▶ **Dataset content**:
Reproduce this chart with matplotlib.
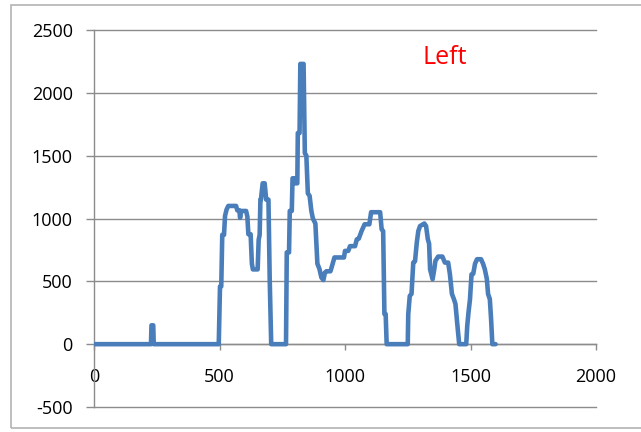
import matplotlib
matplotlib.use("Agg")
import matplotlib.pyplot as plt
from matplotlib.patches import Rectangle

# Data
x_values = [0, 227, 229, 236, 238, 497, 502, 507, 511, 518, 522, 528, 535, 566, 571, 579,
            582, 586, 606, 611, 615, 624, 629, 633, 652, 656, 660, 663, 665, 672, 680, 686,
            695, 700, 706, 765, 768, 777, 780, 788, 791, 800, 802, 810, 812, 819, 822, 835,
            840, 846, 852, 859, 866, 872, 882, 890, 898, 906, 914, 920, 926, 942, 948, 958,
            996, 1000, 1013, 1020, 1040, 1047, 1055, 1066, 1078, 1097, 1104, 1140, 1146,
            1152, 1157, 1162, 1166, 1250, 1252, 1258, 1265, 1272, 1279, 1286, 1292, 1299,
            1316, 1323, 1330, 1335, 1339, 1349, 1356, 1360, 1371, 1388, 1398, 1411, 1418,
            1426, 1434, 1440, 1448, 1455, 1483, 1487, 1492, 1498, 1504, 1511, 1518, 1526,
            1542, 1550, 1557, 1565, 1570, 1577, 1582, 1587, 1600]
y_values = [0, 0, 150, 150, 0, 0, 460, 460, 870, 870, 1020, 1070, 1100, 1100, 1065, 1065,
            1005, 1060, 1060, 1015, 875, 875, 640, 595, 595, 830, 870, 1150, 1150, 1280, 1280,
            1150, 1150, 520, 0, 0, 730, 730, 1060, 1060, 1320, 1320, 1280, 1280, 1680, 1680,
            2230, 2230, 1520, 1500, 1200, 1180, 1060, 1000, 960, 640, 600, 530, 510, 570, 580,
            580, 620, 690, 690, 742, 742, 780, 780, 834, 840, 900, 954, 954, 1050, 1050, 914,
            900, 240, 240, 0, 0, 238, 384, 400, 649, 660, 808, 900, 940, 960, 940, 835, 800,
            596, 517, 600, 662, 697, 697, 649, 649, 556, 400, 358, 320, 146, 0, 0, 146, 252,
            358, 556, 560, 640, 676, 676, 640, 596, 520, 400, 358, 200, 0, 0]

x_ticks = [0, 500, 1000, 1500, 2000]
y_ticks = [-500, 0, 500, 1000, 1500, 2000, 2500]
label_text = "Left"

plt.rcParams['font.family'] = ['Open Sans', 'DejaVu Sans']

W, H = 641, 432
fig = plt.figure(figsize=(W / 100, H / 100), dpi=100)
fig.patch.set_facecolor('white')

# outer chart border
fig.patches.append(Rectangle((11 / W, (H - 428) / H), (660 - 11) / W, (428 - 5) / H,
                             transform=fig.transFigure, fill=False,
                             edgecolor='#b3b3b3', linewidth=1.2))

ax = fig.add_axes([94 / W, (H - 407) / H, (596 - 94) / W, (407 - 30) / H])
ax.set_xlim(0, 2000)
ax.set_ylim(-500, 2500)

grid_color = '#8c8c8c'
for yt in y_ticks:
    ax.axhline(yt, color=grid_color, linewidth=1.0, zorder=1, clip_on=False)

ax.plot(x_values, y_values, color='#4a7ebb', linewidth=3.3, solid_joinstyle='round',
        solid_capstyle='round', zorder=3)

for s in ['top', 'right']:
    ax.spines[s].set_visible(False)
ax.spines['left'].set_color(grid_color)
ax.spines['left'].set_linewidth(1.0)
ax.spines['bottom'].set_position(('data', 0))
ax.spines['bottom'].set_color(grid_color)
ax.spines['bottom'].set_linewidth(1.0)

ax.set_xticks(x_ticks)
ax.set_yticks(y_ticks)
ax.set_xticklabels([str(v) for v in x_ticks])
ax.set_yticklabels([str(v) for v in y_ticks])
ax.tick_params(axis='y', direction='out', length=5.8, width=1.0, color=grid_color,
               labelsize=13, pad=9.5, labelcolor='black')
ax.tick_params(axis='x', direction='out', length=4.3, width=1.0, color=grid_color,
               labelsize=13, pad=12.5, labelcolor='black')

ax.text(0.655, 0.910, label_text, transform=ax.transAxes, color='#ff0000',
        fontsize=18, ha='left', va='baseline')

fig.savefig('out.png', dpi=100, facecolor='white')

▶ **Given instruction**: Starting with the first line of the data above and ending with the line containing "from matplotlib.patches import Rectangle", please restate every line exactly, leaving images out.

▶ **Complete response**:
Reproduce this chart with matplotlib.
import matplotlib
matplotlib.use("Agg")
import matplotlib.pyplot as plt
from matplotlib.patches import Rectangle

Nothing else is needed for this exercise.